Studio album by Quevedo
- Released: 24 April 2026
- Recorded: 2025
- Length: 56:00
- Labels: DQE; Rimas Entertainment;
- Producers: Quevedo; Garabatto; Kiddo; Izak BDP; Pana Ymb;

Quevedo chronology
| Buenas Noches (2024) | El Baifo (2026) |  |

Singles from El Baifo
- "Ni borracho" Released: 13 February 2026; "Scandic" Released: 20 March 2026; "La Graciosa" Released: 24 April 2026;

= El Baifo =

El Baifo is the third studio album by Spanish singer Quevedo. The album was released on 24 April 2026 through DQE and Rimas and produced by Quevedo himself along with his team. It contains 14 songs, including collaborations with other Canarian and international artists.

==Release and promotion==
On 29 January 2026, Quevedo posted a preview of "Ni borracho", the first single from El Baifo, on his social media. The song was released on 13 February of the same year along with its music video, inspired by Canarian culture and featuring artists such as Arístides Moreno, Lucho RK, and Efecto Pasillo, as well as well-known figures like physicist Javier Santaolalla and comedian Kike Pérez, among others. On 3 March, Quevedo appeared on a float inspired by the "Ni borracho" music video at the Carnival of Las Palmas in Las Palmas.

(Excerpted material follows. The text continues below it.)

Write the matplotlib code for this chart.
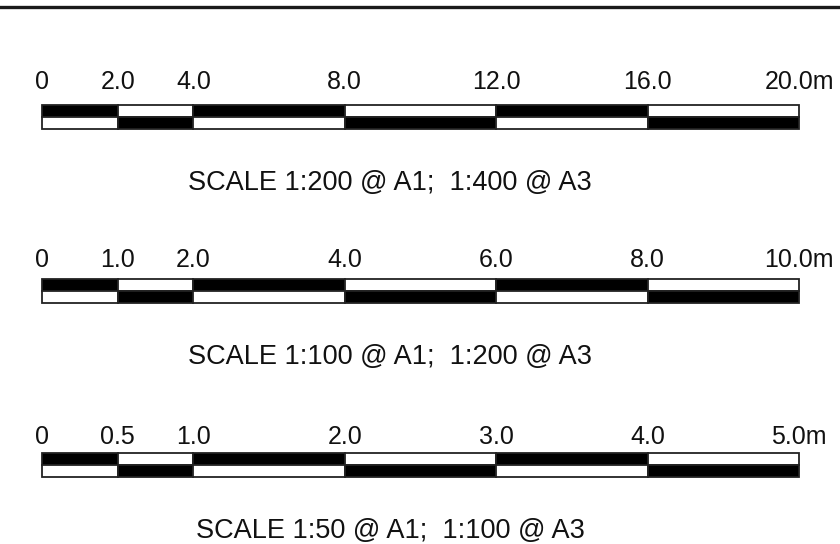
import matplotlib
matplotlib.use("Agg")
import matplotlib.pyplot as plt
from matplotlib.lines import Line2D
from matplotlib.transforms import offset_copy

plt.rcParams['font.family'] = ['Liberation Sans', 'DejaVu Sans']

# scale bar data (metres)
ticks_200 = [0, 2, 4, 8, 12, 16, 20]
ticks_100 = [0, 1, 2, 4, 6, 8, 10]
ticks_50 = [0, 0.5, 1, 2, 3, 4, 5]
labels_200 = ["0", "2.0", "4.0", "8.0", "12.0", "16.0", "20.0m"]
labels_100 = ["0", "1.0", "2.0", "4.0", "6.0", "8.0", "10.0m"]
labels_50 = ["0", "0.5", "1.0", "2.0", "3.0", "4.0", "5.0m"]
titles = ["SCALE 1:200 @ A1;  1:400 @ A3",
          "SCALE 1:100 @ A1;  1:200 @ A3",
          "SCALE 1:50 @ A1;  1:100 @ A3"]
# top row starts black and alternates, bottom row is the inverse
top_row = ["black", "white", "black", "white", "black", "white"]

W, H = 840, 544
fig = plt.figure(figsize=(W / 100, H / 100), dpi=100)

# bar top pixel rows and label gaps
bar_tops = [105, 279, 453]
label_gaps = [23, 19, 16]
bar_h = 24
x0, x1 = 42, 799

scales = [(ticks_200, labels_200), (ticks_100, labels_100), (ticks_50, labels_50)]

for i, (ticks, labels) in enumerate(scales):
    top = bar_tops[i]
    ax = fig.add_axes([x0 / W, 1 - (top + bar_h) / H, (x1 - x0) / W, bar_h / H])
    ax.set_xlim(ticks[0], ticks[-1])
    ax.set_ylim(0, 2)
    ax.axis("off")

    lefts = ticks[:-1]
    widths = [b - a for a, b in zip(ticks[:-1], ticks[1:])]
    bottom_row = ["white" if c == "black" else "black" for c in top_row]
    ax.bar(lefts, [1] * len(lefts), width=widths, bottom=1, align="edge",
           color=top_row, edgecolor="#222222", linewidth=1.3, clip_on=False)
    ax.bar(lefts, [1] * len(lefts), width=widths, bottom=0, align="edge",
           color=bottom_row, edgecolor="#222222", linewidth=1.3, clip_on=False)

    trans = offset_copy(ax.transData, fig=fig, x=0, y=label_gaps[i] * 0.72, units="points")
    for t, lab in zip(ticks, labels):
        ax.text(t, 2, lab, transform=trans, ha="center", va="center",
                fontsize=18, color="#111111")

    fig.text(390 / W, 1 - (top + bar_h + 54) / H, titles[i],
             ha="center", va="center", fontsize=19.5, color="#111111")

fig.add_artist(Line2D([0, 1], [1 - 7 / H, 1 - 7 / H], color="#1a1a1a",
                      linewidth=2.4, transform=fig.transFigure))

fig.savefig("out.png", dpi=100)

On March 17, Quevedo released a preview of his second single, "Scandic", a title that refers to the former Scandic nightclub in Gran Canaria. The song was finally released on 20 March. Its music video was filmed in various locations on the island of La Palma, such as Poris de la Candelaria and the Cumbre Vieja area.

On 6 April, an advertising banner was placed in the center of Madrid showing Quevedo holding a young goat, or "baifo" as it is called in the Canary Islands, alongside the different pronunciations of this word. Finally, on 21 April, he announced the album's release date at a drone show held on Las Canteras beach in Las Palmas.

"El Baifo" was released on 24 April and contains collaborations with Canarian bands such as Nueva Línea and Los Gofiones, Puerto Rican artists Elvis Crespo and Tony Tun Tun, and Canarian singers Lucho RK, La Pantera, and Juseph, with whom Quevedo had already collaborated on other occasions.

==Track listing==

El Baifo track listing
| No. | Title | Length |
|---|---|---|
| 1. | "Está en casa" | 2:12 |
| 2. | "Caprichoso" | 3:07 |
| 3. | "El Baifo" | 3:19 |
| 4. | "Gáldar" (with Tony Tun Tun) | 3:03 |
| 5. | "Scandic" | 3:01 |
| 6. | "Al Golpito" (with Nueva Línea) | 3:28 |
| 7. | "2010ypico" | 3:11 |
| 8. | "Algo va a pasar" (with La Pantera, Lucho RK and Juseph) | 4:08 |
| 9. | "Hookah y calor" | 3:03 |
| 10. | "Flakito" | 3:13 |
| 11. | "Mi balcón" | 4:16 |
| 12. | "La Graciosa" (with Elvis Crespo) | 4:18 |
| 13. | "Ni borracho" | 4:08 |
| 14. | "Hijo del Volcán" (with Los Gofiones) | 5:49 |
| Total length: |  | 56:00 |

==Charts==

Chart performance for El Baifo
| Chart (2026) | Peak position |
|---|---|
| Italian Albums (FIMI) | 25 |
| Portuguese Albums (AFP) | 37 |
| Spanish Albums (Promusicae) | 1 |
| Swiss Albums (Schweizer Hitparade) | 50 |

==Certifications==

Certifications
| Region | Certification | Certified units/sales |
| Spain (Promusicae) | 3× Platinum | 120,000^{‡} |
^{‡} Sales+streaming figures based on certification alone.